“Give It Back to the Indians”: Commemoration and Place in Christopher Nolan’s Oppenheimer
Dr. Dmitri Brown, Postdoctoral Fellow, Society of Fellows, Assistant Professor, Department of American Culture, University of Michigan
Thursday, February 1, 2024
The story of the Manhattan Project raises deep questions about the relationship between humanity and technology. It also provides a site to consider the entanglement between place and collective memory. This talk offers a reading of Christopher Nolan’s recent film Oppenheimer through the lens of Indigenous modernity. Critics have hailed the film as a visually stunning masterpiece that sheds light on the birth of the Atomic Age. Yet what the film leaves in darkness is also important. What does it mean that the Manhattan Project took place in Los Alamos, northern New Mexico? To rephrase that question on Indigenous terms, what does it mean that the Manhattan Project took place in the Tewa Pueblo world on an ancestral mesa known as Tsireh-e Ahkono, meadow of the little birds.
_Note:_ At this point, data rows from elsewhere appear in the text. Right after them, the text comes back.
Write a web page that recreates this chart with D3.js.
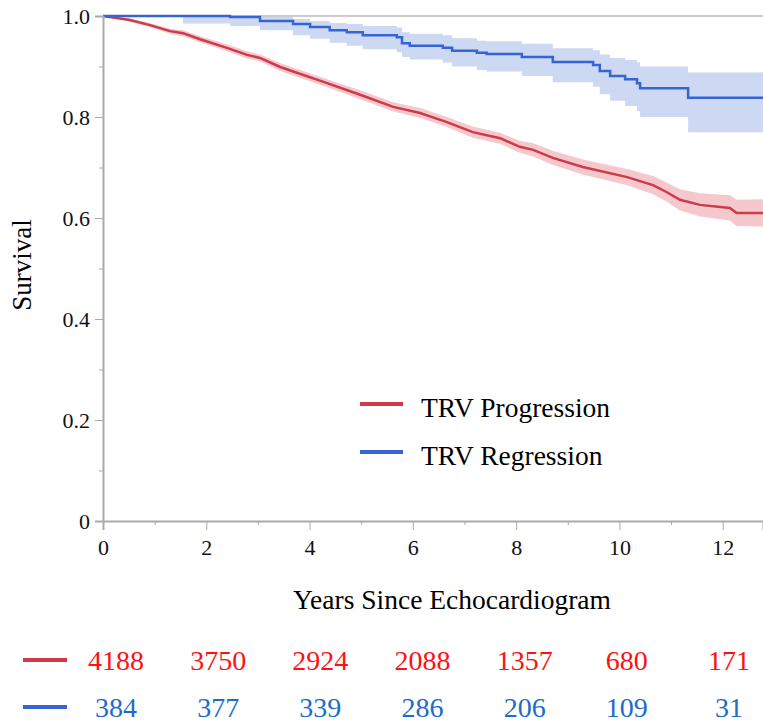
<!DOCTYPE html>
<html>
<head>
<meta charset="utf-8">
<script src="https://cdn.jsdelivr.net/npm/d3@7"></script>
</head>
<body style="margin:0;background:#fff">
<svg id="chart" width="763" height="722" font-family="'Liberation Serif', 'DejaVu Serif', 'Times New Roman', serif"></svg>
<script>
// TRV Progression (red) - Kaplan-Meier estimate and confidence band
const progTime  = [0, 0.52, 0.91, 1.30, 1.55, 1.88, 2.40, 2.79, 3.04, 3.43, 4.34, 4.98, 5.62, 6.14, 6.66, 7.16, 7.69, 8.07, 8.33, 8.71, 9.29, 10.15, 10.65, 10.92, 11.17, 11.56, 12.14, 12.27, 12.78];
const progSurv  = [1.0, 0.992, 0.982, 0.970, 0.966, 0.954, 0.937, 0.923, 0.917, 0.899, 0.867, 0.844, 0.820, 0.808, 0.790, 0.770, 0.758, 0.741, 0.735, 0.719, 0.701, 0.681, 0.665, 0.651, 0.636, 0.626, 0.620, 0.610, 0.610];
const progLower = [1.0, 0.989, 0.978, 0.965, 0.960, 0.948, 0.930, 0.916, 0.910, 0.891, 0.859, 0.835, 0.811, 0.798, 0.780, 0.759, 0.747, 0.729, 0.722, 0.705, 0.686, 0.665, 0.647, 0.632, 0.615, 0.603, 0.595, 0.584, 0.583];
const progUpper = [1.0, 0.995, 0.986, 0.975, 0.972, 0.960, 0.944, 0.930, 0.924, 0.907, 0.875, 0.853, 0.829, 0.818, 0.800, 0.781, 0.769, 0.753, 0.748, 0.733, 0.716, 0.697, 0.683, 0.670, 0.657, 0.649, 0.645, 0.636, 0.637];

// TRV Regression (blue)
const regTime  = [0, 1.55, 2.46, 3.04, 3.68, 4.01, 4.39, 4.72, 5.03, 5.69, 5.79, 5.94, 6.58, 6.76, 7.24, 7.43, 8.11, 8.71, 9.49, 9.62, 9.82, 10.11, 10.34, 10.40, 11.33, 12.78];
const regSurv  = [1.0, 1.0, 0.998, 0.990, 0.984, 0.978, 0.972, 0.968, 0.962, 0.958, 0.946, 0.941, 0.937, 0.931, 0.927, 0.925, 0.919, 0.909, 0.903, 0.891, 0.881, 0.875, 0.867, 0.857, 0.838, 0.838];
const regLower = [1.0, 0.985, 0.980, 0.972, 0.962, 0.955, 0.947, 0.941, 0.934, 0.928, 0.919, 0.914, 0.908, 0.900, 0.893, 0.890, 0.881, 0.869, 0.860, 0.845, 0.832, 0.822, 0.812, 0.800, 0.770, 0.770];
const regUpper = [1.0, 1.0, 1.0, 0.998, 0.994, 0.990, 0.986, 0.984, 0.980, 0.977, 0.968, 0.965, 0.962, 0.956, 0.951, 0.950, 0.945, 0.936, 0.932, 0.924, 0.917, 0.913, 0.908, 0.900, 0.888, 0.888];

// numbers at risk
const riskTimes = [0, 2, 4, 6, 8, 10, 12];
const progRisk = [4188, 3750, 2924, 2088, 1357, 680, 171];
const regRisk  = [384, 377, 339, 286, 206, 109, 31];

const xTicks = [0, 2, 4, 6, 8, 10, 12];
const yTicks = [0, 0.2, 0.4, 0.6, 0.8, 1.0];

const FONT = "'Liberation Serif', 'DejaVu Serif', 'Times New Roman', serif";

const svg = d3.select("#chart"),
  margin = { top: 16, left: 103 },
  width = 763 - margin.left,
  height = 505;

const x = d3.scaleLinear().domain([0, 12.78]).range([margin.left, margin.left + width]);
const y = d3.scaleLinear().domain([0, 1]).range([margin.top + height, margin.top]);

const series = [
  { time: progTime, surv: progSurv, lo: progLower, hi: progUpper, line: "#cf3a4b", band: "#f5c8cd", curve: d3.curveLinear },
  { time: regTime, surv: regSurv, lo: regLower, hi: regUpper, line: "#3565d4", band: "#cdd8f3", curve: d3.curveStepAfter }
];

// frame top line
svg.append("line")
  .attr("x1", x(0)).attr("x2", x(12.78))
  .attr("y1", y(1)).attr("y2", y(1))
  .attr("stroke", "#bbb").attr("stroke-width", 1.5);

series.forEach(s => {
  const rows = s.time.map((t, i) => ({ t: t, s: s.surv[i], lo: s.lo[i], hi: s.hi[i] }));
  const area = d3.area()
    .curve(s.curve)
    .x(d => x(d.t))
    .y0(d => y(d.lo))
    .y1(d => y(d.hi));
  svg.append("path")
    .datum(rows)
    .attr("fill", s.band)
    .attr("d", area);
});

series.forEach(s => {
  const rows = s.time.map((t, i) => ({ t: t, s: s.surv[i] }));
  const line = d3.line()
    .curve(s.curve)
    .x(d => x(d.t))
    .y(d => y(d.s));
  svg.append("path")
    .datum(rows)
    .attr("fill", "none")
    .attr("stroke", s.line)
    .attr("stroke-width", 2.5)
    .attr("d", line);
});

// axes
function styleAxis(g) {
  g.attr("font-family", FONT).attr("font-size", 22);
  g.selectAll("path, line").attr("stroke", "#aaa");
  g.selectAll("path.domain").attr("stroke-width", 2);
  g.selectAll("text")
    .attr("fill", "#111")
    .attr("font-family", FONT)
    .attr("font-size", 22);
}

svg.append("g")
  .attr("transform", `translate(${margin.left},0)`)
  .call(d3.axisLeft(y).tickValues(yTicks).tickSize(8).tickPadding(5)
    .tickFormat(d => d === 0 ? "0" : d3.format(".1f")(d)))
  .call(styleAxis);
svg.append("g")
  .attr("transform", `translate(${margin.left},0)`)
  .call(d3.axisLeft(y).tickValues([0.1, 0.3, 0.5, 0.7, 0.9]).tickSize(4).tickFormat(""))
  .call(styleAxis)
  .select(".domain").remove();

svg.append("g")
  .attr("transform", `translate(0,${margin.top + height})`)
  .call(d3.axisBottom(x).tickValues(xTicks).tickSize(9).tickPadding(9).tickFormat(d3.format("d")))
  .call(styleAxis);
svg.append("g")
  .attr("transform", `translate(0,${margin.top + height})`)
  .call(d3.axisBottom(x).tickValues([1, 3, 5, 7, 9, 11]).tickSize(4).tickFormat(""))
  .call(styleAxis)
  .select(".domain").remove();

// axis titles
svg.append("text")
  .attr("transform", "translate(31,265) rotate(-90)")
  .attr("text-anchor", "middle")
  .attr("font-family", FONT)
  .attr("font-size", 27)
  .text("Survival");

svg.append("text")
  .attr("x", 452).attr("y", 609)
  .attr("text-anchor", "middle")
  .attr("font-family", FONT)
  .attr("font-size", 27.5)
  .text("Years Since Echocardiogram");

// legend
const legend = [
  { label: "TRV Progression", color: "#cf3a4b", y: 404 },
  { label: "TRV Regression", color: "#3565d4", y: 452 }
];
legend.forEach(l => {
  svg.append("line")
    .attr("x1", 360).attr("x2", 403)
    .attr("y1", l.y).attr("y2", l.y)
    .attr("stroke", l.color).attr("stroke-width", 4);
  svg.append("text")
    .attr("x", 421).attr("y", l.y + 13)
    .attr("font-family", FONT)
    .attr("font-size", 27.5)
    .text(l.label);
});

// numbers at risk
const riskX = d3.scaleLinear().domain([0, 12]).range([116, 729]);
const riskRows = [
  { values: progRisk, line: "#cf3a4b", text: "#ff1111", y: 660 },
  { values: regRisk, line: "#3565d4", text: "#1d6bcb", y: 707 }
];
riskRows.forEach(r => {
  svg.append("line")
    .attr("x1", 23).attr("x2", 67)
    .attr("y1", r.y).attr("y2", r.y)
    .attr("stroke", r.line).attr("stroke-width", 4);
  svg.selectAll(null)
    .data(riskTimes)
    .enter()
    .append("text")
    .attr("x", d => riskX(d))
    .attr("y", r.y + 10)
    .attr("text-anchor", "middle")
    .attr("font-family", FONT)
    .attr("font-size", 28)
    .attr("fill", r.text)
    .text((d, i) => r.values[i]);
});
</script>
</body>
</html>
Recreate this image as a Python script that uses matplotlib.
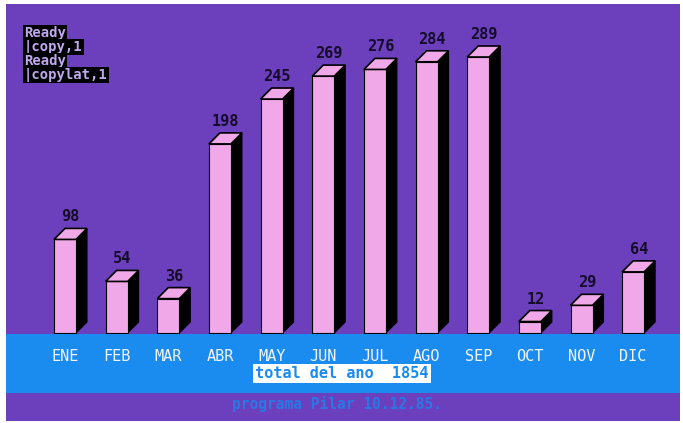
import matplotlib
matplotlib.use("Agg")
import matplotlib.pyplot as plt
from matplotlib.patches import Polygon, Rectangle

months = ["ENE", "FEB", "MAR", "ABR", "MAY", "JUN", "JUL", "AGO", "SEP", "OCT", "NOV", "DIC"]
values = [98, 54, 36, 198, 245, 269, 276, 284, 289, 12, 29, 64]
total_label = "total del ano  1854"
footer = "programa Pilar 10.12.85."
console_lines = ["Ready", "|copy,1", "Ready", "|copylat,1"]

W, H = 683, 423
PURPLE = "#6c40bc"
BLUE = "#1a8cf0"
PINK = "#f0a8e8"
DARK = "#150c2a"

# pixel geometry helpers
x0_px, step_px = 54, 51.65
base_px, sy = 333, 0.955

fig = plt.figure(figsize=(W / 100, H / 100), dpi=100, facecolor="white")
ax = fig.add_axes([0, 0, 1, 1])
ax.set_xlim((0 - x0_px) / step_px, (W - x0_px) / step_px)
ax.set_ylim((base_px - H) / sy, base_px / sy)
ax.axis("off")

def px2x(px):
    return (px - x0_px) / step_px

def py2v(py):
    return (base_px - py) / sy

# background frame (purple) and blue band
ax.add_patch(Rectangle((px2x(6), py2v(421)), (680 - 6) / step_px, (421 - 4) / sy,
                       facecolor=PURPLE, edgecolor="none", zorder=0))
ax.add_patch(Rectangle((px2x(6), py2v(393)), (680 - 6) / step_px, (393 - 334) / sy,
                       facecolor=BLUE, edgecolor="none", zorder=3))

w = 22 / step_px
d = 11 / step_px
h = 11 / sy

for i, (m, v) in enumerate(zip(months, values)):
    x = i
    # side face
    ax.add_patch(Polygon([(x + w, v), (x + w + d, v + h), (x + w + d, h), (x + w, 0)],
                         closed=True, facecolor="black", edgecolor="black", lw=0.8, zorder=2))
    # front face
    ax.add_patch(Polygon([(x, 0), (x, v), (x + w, v), (x + w, 0)],
                         closed=True, facecolor=PINK, edgecolor="black", lw=0.8, zorder=2))
    # top face
    ax.add_patch(Polygon([(x, v), (x + w, v), (x + w + d, v + h), (x + d, v + h)],
                         closed=True, facecolor=PINK, edgecolor="black", lw=1.2, zorder=2.5))
    ax.text(x + (w + d) / 2, v + h + 7 / sy, str(v), ha="center", va="baseline",
            fontsize=11, fontweight="bold", family="DejaVu Sans Mono", color=DARK, zorder=4)
    ax.text(x + w / 2, py2v(356), m, ha="center", va="center",
            fontsize=11, family="DejaVu Sans Mono", color="#f2f4ff", zorder=4)

ax.text(px2x(342), py2v(373.5), total_label, ha="center", va="center",
        fontsize=11, fontweight="bold", family="DejaVu Sans Mono", color=BLUE, zorder=4,
        bbox=dict(boxstyle="square,pad=0.12", facecolor="white", edgecolor="none"))

ax.text(px2x(337), py2v(404), footer, ha="center", va="center",
        fontsize=10.5, fontweight="bold", family="DejaVu Sans Mono", color="#2a78e6", zorder=4)

for k, line in enumerate(console_lines):
    ax.text(px2x(24), py2v(33 + 14 * k), line, ha="left", va="center",
            fontsize=10, fontweight="bold", family="DejaVu Sans Mono", color="#c0a8f0", zorder=4,
            bbox=dict(boxstyle="square,pad=0.08", facecolor="black", edgecolor="none"))

fig.savefig("out.png", dpi=100, facecolor="white")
Nolan’s Oppenheimer serves as a commemoration of the Manhattan Project and its scientific director, J. Robert Oppenheimer. In popular culture, the film has become and will continue to function as a common reference point. This talk traces how the film corresponds with or contradicts Tewa Pueblo memories and understandings of place. In a broader sense, this talk asks how we commemorate the past, what role film plays in collective memory, and how the relative cultural values we place on technology shape the stories we tell.